La collaborazione tra McFall ed ESA, d’altronde, rappresenta uno sforzo pionieristico, una vera e propria impresa che ha come obiettivo quello di dimostrare che la disabilità non è un ostacolo al sogno spaziale. John McFall, ha annunciato Jerome Reineix, responsabile dello studio, potrà viaggiare nello spazio.

In generale, la riuscita di questo tentativo proverebbe, una volta di più, che con l’ausilio delle tecnologia e una grande dose di caparbietà, nulla è precluso, anche a chi deve misurarsi con disabilità fisica grave come quella di McFall.

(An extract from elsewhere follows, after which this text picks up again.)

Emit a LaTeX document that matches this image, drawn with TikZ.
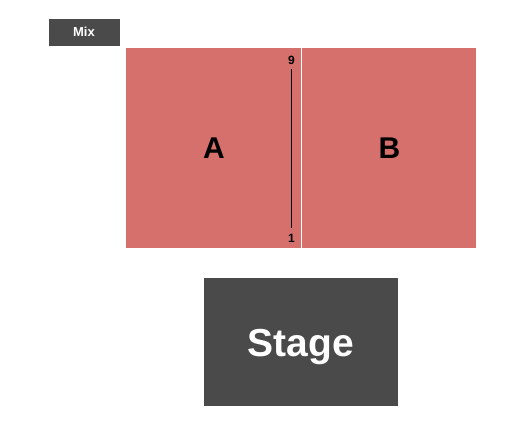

Come funziona l’allenamento di McFall

La base dell’allenamento di McFall si sviluppa in una specie di enorme centrifuga, una struttura costruita specificamente per questo progetto e nella quale l’ex velocista viene fatto roteare, senza sosta, così da simulare le fortissime correnti gravitazionali alle quali sarebbe esposto sia al momento del lancio della navicella, che, in maniera ancora più estrema, in fase di caduta.

Gli allenamenti si tengono ormai da oltre un anno all’European Astronaut Centre di Colonia, in Germania, e non garantiscono a McFall la sicurezza che un giorno potrà effettivamente partecipare a una missione, quanto piuttosto la raccolta di elementi per verificare, in termini generali, se davvero sia possibile almeno immaginarlo.

Frank De Winne, direttore dell’European Astronaut Centre, ha pensato di lavorare a questo progetto perché convinto si tratti di una grande opportunità per attrarre l’enorme talento delle persone con disabilità dentro il mondo dell’astronautica.

McFall crede moltissimo in questo progetto, così tanto da aver messo in pausa la sua prestigiosa carriera di chirurgo ortopedico e da essersi trasferito in Germania con tutta la famiglia: Sonia, ex ginnasta olimpica, e i loro tre figli piccoli Fin, Isla e Immy.

La sua vita quotidiana fatta di visite ed esami è stata oggi, così, sostituita da una durissima routine di allenamenti, la cui base atletica è concentrata sul mantenere al massimo la massa muscolare e la densità ossea. Al momento, dopo due anni di ricerche, John è a metà strada: mancano ancora due anni di sperimentazione.

Sino ad ora, secondo quanto registrato e come spiegato poco sopra, non c’è nulla che faccia pensare a possibili ostacoli concreti per la partecipazione di una persona con disabilità a un lancio spaziale. Di certo, però, sarà necessario proseguire con i tentativi e capire nel dettaglio quali siano, quali saranno, gli accorgimenti tecnici e logistici da tenere in considerazione nella prospettiva concreta di mandare in orbita, un giorno, il primo astronauta con una limitazione fisica da disabilità.